## What is required
Retype every line from the start of the data down to and including the line with "const data = values.map((v, i) => [v, i]);". Skip the pictures.

## Data segment
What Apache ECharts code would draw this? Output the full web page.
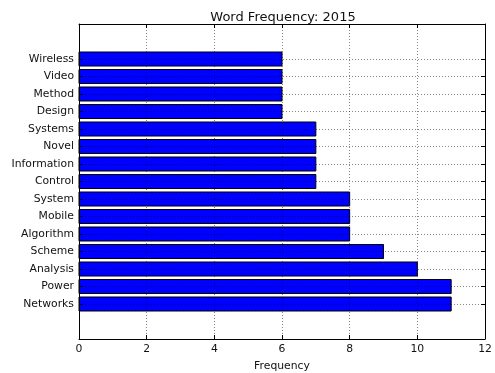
<!DOCTYPE html>
<html><head><meta charset="utf-8">
<script src="https://cdn.jsdelivr.net/npm/echarts@6/dist/echarts.min.js"></script>
<style>html,body{margin:0;padding:0;background:#fff}#c{width:495px;height:373px}</style>
</head><body><div id="c"></div>
<script>
const categories = ['Networks','Power','Analysis','Scheme','Algorithm','Mobile','System','Control','Information','Novel','Systems','Design','Method','Video','Wireless'];
const values = [11,11,10,9,8,8,8,7,7,7,7,6,6,6,6];
const xTicks = [0,2,4,6,8,10,12];
const titleText = 'Word Frequency: 2015';
const xName = 'Frequency';

const idx = categories.map((_, i) => i);
const font = 'DejaVu Sans';
const data = values.map((v, i) => [v, i]);

const chart = echarts.init(document.getElementById('c'), null, {renderer: 'canvas'});
const tickStyle = {show: true, inside: true, length: 4, lineStyle: {color: '#000', width: 1}};
const axisLine = {show: true, onZero: false, lineStyle: {color: '#000', width: 1}};
const gridLine = {show: true, lineStyle: {color: '#000', width: 0.6, type: [1, 2], opacity: 0.8}};
const txt = '#111';
chart.setOption({
  animation: false,
  title: {text: titleText, left: 278, top: 6, textAlign: 'center',
    textStyle: {fontFamily: font, fontSize: 13, fontWeight: 'normal', color: txt}},
  grid: {left: 79, right: 10, top: 24, bottom: 34, containLabel: false, outerBoundsMode: 'none'},
  xAxis: [{
    type: 'value', min: xTicks[0], max: xTicks[xTicks.length - 1], interval: 2,
    name: xName, nameLocation: 'middle', nameGap: 22,
    nameTextStyle: {fontFamily: font, fontSize: 10.8, color: txt},
    axisLine: axisLine,
    axisTick: tickStyle,
    axisLabel: {fontFamily: font, fontSize: 10.8, color: txt, margin: 5},
    splitLine: gridLine
  }, {
    type: 'value', position: 'top', min: xTicks[0], max: xTicks[xTicks.length - 1], interval: 2,
    axisLine: axisLine,
    axisTick: tickStyle, axisLabel: {show: false}, splitLine: {show: false}
  }],
  yAxis: [{
    type: 'value', min: -2, max: 16, interval: 1,
    axisLine: axisLine,
    axisTick: Object.assign({customValues: idx}, tickStyle),
    axisLabel: {customValues: idx, fontFamily: font, fontSize: 10.8, color: txt, margin: 5,
      formatter: v => categories[Math.round(v)] || ''},
    splitLine: gridLine
  }, {
    type: 'value', position: 'right', min: -2, max: 16, interval: 1,
    axisLine: axisLine,
    axisTick: Object.assign({customValues: idx}, tickStyle),
    axisLabel: {show: false}, splitLine: {show: false}
  }],
  series: [{
    type: 'custom', z: -1, xAxisIndex: 0, yAxisIndex: 0,
    data: data,
    encode: {x: 0, y: 1},
    renderItem: function (params, api) {
      const v = api.value(0), c = api.value(1);
      const p0 = api.coord([0, c + 0.4]);
      const p1 = api.coord([v, c - 0.4]);
      return {
        type: 'rect',
        shape: {x: p0[0], y: p0[1], width: p1[0] - p0[0], height: p1[1] - p0[1]},
        style: {fill: '#0000ff', stroke: '#000', lineWidth: 1}
      };
    }
  }]
});
</script></body></html>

## Response below
What Apache ECharts code would draw this? Output the full web page.
<!DOCTYPE html>
<html><head><meta charset="utf-8">
<script src="https://cdn.jsdelivr.net/npm/echarts@6/dist/echarts.min.js"></script>
<style>html,body{margin:0;padding:0;background:#fff}#c{width:495px;height:373px}</style>
</head><body><div id="c"></div>
<script>
const categories = ['Networks','Power','Analysis','Scheme','Algorithm','Mobile','System','Control','Information','Novel','Systems','Design','Method','Video','Wireless'];
const values = [11,11,10,9,8,8,8,7,7,7,7,6,6,6,6];
const xTicks = [0,2,4,6,8,10,12];
const titleText = 'Word Frequency: 2015';
const xName = 'Frequency';

const idx = categories.map((_, i) => i);
const font = 'DejaVu Sans';
const data = values.map((v, i) => [v, i]);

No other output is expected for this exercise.